Once we are armed with a couple of dots, we are now able to go to people who are more knowledgeable on the topic  and ask intelligent questions.  Our 2 dots allow us to talk in the language of the topic with someone who can help us:

  • connect the dots we already have, and
  • discover new dots and make connections to those dots from the dots we already have

Here’s an example:  When I was first learning to fly fish I learned that dry flies were flies that imitated bugs floating on top of the water.  I then learned that files called nymphs imitated bugs that moved along the bottom of the river.  With that knowledge, I was able to talk to people who had been fly fishing for many years and ask them about these 2 types of flies and how they were used.

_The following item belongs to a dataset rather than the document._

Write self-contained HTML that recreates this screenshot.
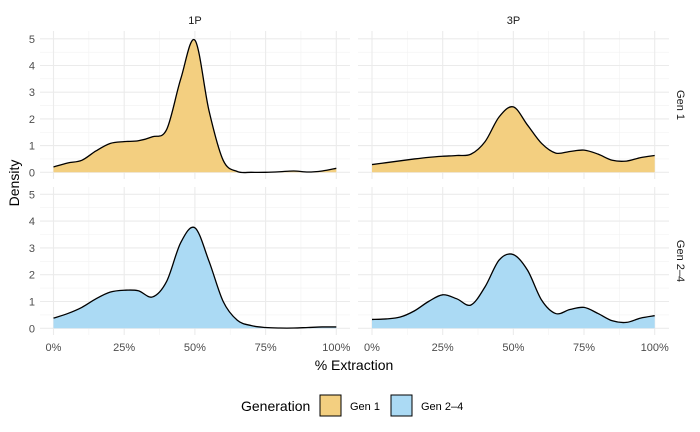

After reading and talking about these types of files with people, I realized that I could use both fly types to represent a significant portion of an aquatic insect’s lifecycle, thus improving my chances of success on the water.  If the bugs weren’t on top of the water, I could switch to fishing with a nymph, and vice versa.  I now had an understanding of the importance of the roll each of these types of flies played in the overall topic of fly fishing.  I had connected my 2 initial dots about fly fishing.

As I explored the connection of my initial 2 dots, my number of additional fly fishing dots (and connections) began to compound.  I was rapidly on my way to increasing and applying my newly found knowledge of fly fishing.

The next time you feel overwhelmed at the beginning of a new learning process, just focus on identifying 2 dots.  Once you have them, look for the connection.  Then, repeat the process of collecting an additional dot and looking for the connections to the dots you already possess.  You’ll be surprised how quickly your number of dots and connections will increase.